Yuhang_Wu · November 20, 2024, 5:10pm

Hi every one,

I have learn the qiime2 amplicon pipeline for paired-end sequencing files and these official tutorials are really helpful. There are some paired end sequencing files and full length amplicon files in my research. I want to analyze them using qiime2 pipeline but I have no idea how to import them together into QIIME2. I have come out two solutions but I didn't try it.

Solution 1: Create a slice of sequences comprised of target variant region and its primer, barcode sequences using awk or python script. Then, cut the slice into forward read and reverse read. These paired read sequences will be imported into qiime2.

Solution 2: First we merged the forward read and paired read after removing barcodes & primer sequences. Second, create a slice of target variant region. Finally, we import these single end sequences into qiime2.

Are there any available tutorials for importing both paired end files and full length single end files?

colinbrislawn · November 20, 2024, 5:21pm

Hello Yuhang,

Welcome to the forums! :qiime2:

This is a great question! I think it depends on how the full length sequences were made and how you plan to use them...

Like, were these assembled from shotgun reads to be used as a reference database?
Or were they sequenced with PacBio or Nanopore and you want to denoise them to make ASVs?

Yuhang_Wu · November 21, 2024, 2:06am

Hi Colin,

Thank you for your warm reply .

My 16S rRNA gene full length sequencing data was produced by PacBio sequencing (primer 27F & 1492R).
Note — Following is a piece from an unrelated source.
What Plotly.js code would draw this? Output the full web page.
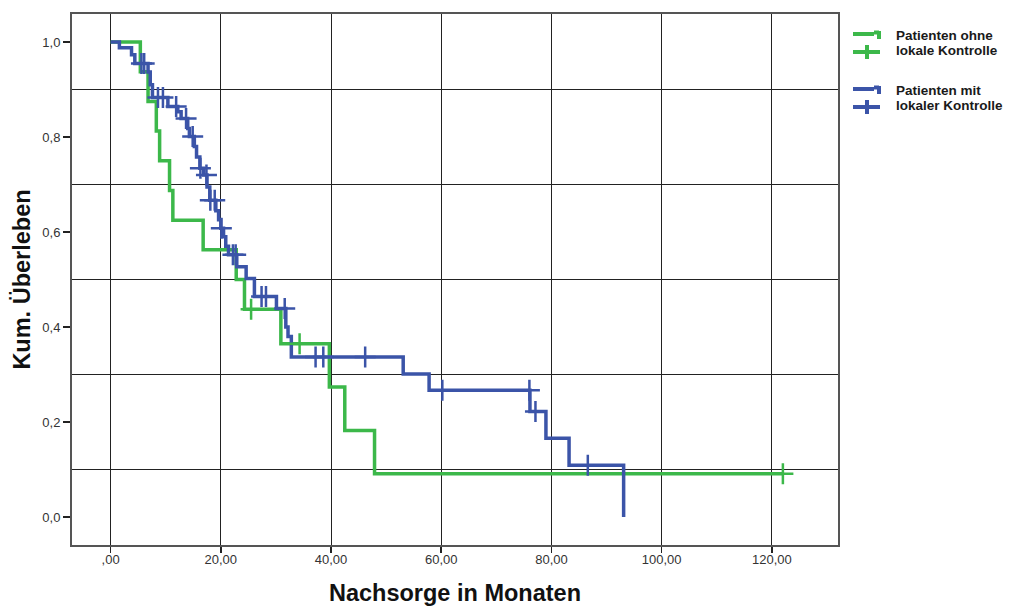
<!DOCTYPE html>
<html>
<head>
<meta charset="utf-8">
<script src="https://cdn.plot.ly/plotly-3.0.1.min.js"></script>
<style>
  html, body { margin: 0; padding: 0; background: #fff; }
  #chart { width: 1010px; height: 606px; }
</style>
</head>
<body>
<div id="chart"></div>
<script>
// Kaplan-Meier survival, follow-up in months

// Patients without local control: event times and survival after each event
const ohneTimes    = [0, 5.4, 6.8, 8.3, 8.9, 10.7, 11.3, 16.8, 22.8, 24.3, 30.9, 39.7, 42.5, 47.9, 122.0];
const ohneSurvival = [1.0, 0.9375, 0.875, 0.8125, 0.75, 0.6875, 0.625, 0.5625, 0.5, 0.4375, 0.3646, 0.2734, 0.1823, 0.0911, 0.0911];
const ohneCensored = [25.5, 34.3, 122.0];

// Patients with local control
const mitTimes    = [0, 1.6, 3.8, 4.4, 6.8, 7.2, 7.6, 10.4, 12.2, 12.8, 14.0, 14.3, 15.2, 15.6, 16.2, 16.9, 17.5, 18.0,
                     19.1, 19.6, 20.0, 20.5, 20.9, 21.4, 22.9, 24.6, 26.1, 30.1, 31.8, 32.2, 32.8, 53.1, 57.8, 76.1,
                     79.0, 83.2, 93.1];
const mitSurvival = [1.0, 0.988, 0.973, 0.955, 0.937, 0.910, 0.883, 0.864, 0.853, 0.839, 0.818, 0.801, 0.780, 0.758, 0.734, 0.720, 0.695, 0.667,
                     0.645, 0.626, 0.608, 0.590, 0.570, 0.552, 0.527, 0.502, 0.464, 0.439, 0.400, 0.380, 0.337, 0.301, 0.267, 0.222,
                     0.166, 0.109, 0.0];
const mitCensored = [5.6, 6.1, 8.6, 9.5, 11.9, 13.7, 14.9, 16.3, 17.4, 18.1, 18.9, 20.1, 22.2, 22.7, 27.4, 28.2, 31.6,
                     37.2, 38.6, 46.2, 60.2, 76.0, 77.1, 86.6];

// Axis ticks
const xTickVals   = [0, 20, 40, 60, 80, 100, 120];
const xTickLabels = [',00', '20,00', '40,00', '60,00', '80,00', '100,00', '120,00'];
const yTickVals   = [0, 0.2, 0.4, 0.6, 0.8, 1.0];
const yTickLabels = ['0,0', '0,2', '0,4', '0,6', '0,8', '1,0'];
const yGridVals   = [0.1, 0.3, 0.5, 0.7, 0.9];

const legendLabels = [['Patienten ohne', 'lokale Kontrolle'], ['Patienten mit', 'lokaler Kontrolle']];

const GREEN = '#3cb84a';
const BLUE = '#3b54a8';
const FONT = 'Liberation Sans, Arial, sans-serif';

// survival estimate in effect at time t (step function)
function survivalAt(times, surv, t) {
  let s = surv[0];
  for (let i = 0; i < times.length; i++) {
    if (times[i] <= t) s = surv[i]; else break;
  }
  return s;
}

function curve(times, surv, color) {
  return {
    x: times, y: surv, type: 'scatter', mode: 'lines',
    line: { shape: 'hv', color: color, width: 3.5 },
    hoverinfo: 'skip', showlegend: false
  };
}
function censorMarks(times, surv, cens, color) {
  return {
    x: cens, y: cens.map(t => survivalAt(times, surv, t)),
    type: 'scatter', mode: 'markers',
    marker: { symbol: 'cross-thin', size: 15, color: color, line: { color: color, width: 2.5 } },
    hoverinfo: 'skip', showlegend: false
  };
}

const data = [
  curve(ohneTimes, ohneSurvival, GREEN),
  curve(mitTimes, mitSurvival, BLUE),
  censorMarks(ohneTimes, ohneSurvival, ohneCensored, GREEN),
  censorMarks(mitTimes, mitSurvival, mitCensored, BLUE)
];

// plot area in pixels, used to place the hand-made legend beside it
const M = { l: 72, r: 172, t: 14, b: 61 };
const W = 1010, H = 606;
const px = x => (x - M.l) / (W - M.l - M.r);
const py = y => (H - M.b - y) / (H - M.t - M.b);

function seg(x0, y0, x1, y1, color) {
  return { type: 'line', xref: 'paper', yref: 'paper', x0: px(x0), y0: py(y0), x1: px(x1), y1: py(y1),
           line: { color: color, width: 4 } };
}
function legendIcons(top, color) {
  return [
    seg(853, top, 874, top, color),
    seg(874, top - 1.5, 879, top - 1.5, color),
    seg(879, top - 3, 879, top + 5, color),
    seg(853, top + 18, 880, top + 18, color),
    seg(867, top + 11, 867, top + 25, color)
  ];
}
function legendText(text, y) {
  return { xref: 'paper', yref: 'paper', x: px(894), y: py(y), xanchor: 'left', yanchor: 'middle',
           text: text, showarrow: false, font: { family: FONT, size: 13.5, color: '#1a1a1a', weight: 'bold' } };
}

const layout = {
  width: W, height: H,
  margin: M,
  paper_bgcolor: '#fff', plot_bgcolor: '#fff',
  font: { family: FONT },
  xaxis: {
    range: [-7, 132],
    tickmode: 'array', tickvals: xTickVals, ticktext: xTickLabels,
    ticks: 'outside', ticklen: 6, tickwidth: 1.5, tickcolor: '#222',
    ticklabelstandoff: -5,
    showgrid: true, gridcolor: '#222', gridwidth: 1,
    zeroline: false,
    showline: true, linecolor: '#555', linewidth: 2, mirror: true,
    tickfont: { family: FONT, size: 13, color: '#333' },
    title: { text: 'Nachsorge in Monaten', font: { family: FONT, size: 23.5, color: '#111', weight: 'bold' }, standoff: 20 }
  },
  yaxis: {
    range: [-0.059, 1.059],
    tickmode: 'array', tickvals: yTickVals, ticktext: yTickLabels,
    ticks: 'outside', ticklen: 7, tickwidth: 1.5, tickcolor: '#222',
    showgrid: false,
    minor: { tickmode: 'array', tickvals: yGridVals, showgrid: true, gridcolor: '#222', gridwidth: 1, ticks: '' },
    zeroline: false,
    showline: true, linecolor: '#555', linewidth: 2, mirror: true,
    tickfont: { family: FONT, size: 13, color: '#333' },
    title: { text: 'Kum. Überleben', font: { family: FONT, size: 23.5, color: '#111', weight: 'bold' }, standoff: 5 }
  },
  shapes: [].concat(legendIcons(34, GREEN), legendIcons(89, BLUE)),
  annotations: [
    legendText(legendLabels[0][0], 36), legendText(legendLabels[0][1], 50),
    legendText(legendLabels[1][0], 91), legendText(legendLabels[1][1], 105)
  ],
  showlegend: false
};

Plotly.newPlot('chart', data, layout, { staticPlot: true, displayModeBar: false });
</script>
</body>
</html>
I want to add these single-end data into qiime2 with my previous short paired-end files. But I don't know how to try it.

colinbrislawn · November 21, 2024, 6:16pm

You may have found this already, but if not, here are the docs for DADA2 CCS (for PacBio)
https://docs.qiime2.org/2024.10/plugins/available/dada2/denoise-ccs/

Once you have long PacBio ASVs and short Illumina ASVs, trimming all of them to be short is the easiest way forward. Consider the RESCRIPt plugin for this: GitHub - bokulich-lab/RESCRIPt: REference Sequence annotation and CuRatIon Pipeline

qiime rescript extract-seq-segments: Using RESCRIPt's 'extract-seq-segments' to extract reference sequences without PCR primer pairs.

Zooming out, multi-region analysis and variable-length analysis are huge unsolved problems. See this discussion from a few years ago.

The method I'm proposing is basically 'turn everything into short reads so they match' which is the cleanest option, but totally removes the advantage of your longer reads!

Yuhang_Wu · November 25, 2024, 6:28am

Thank youuuuuuu, Colin!

Sorry for the late response, I will try these methods.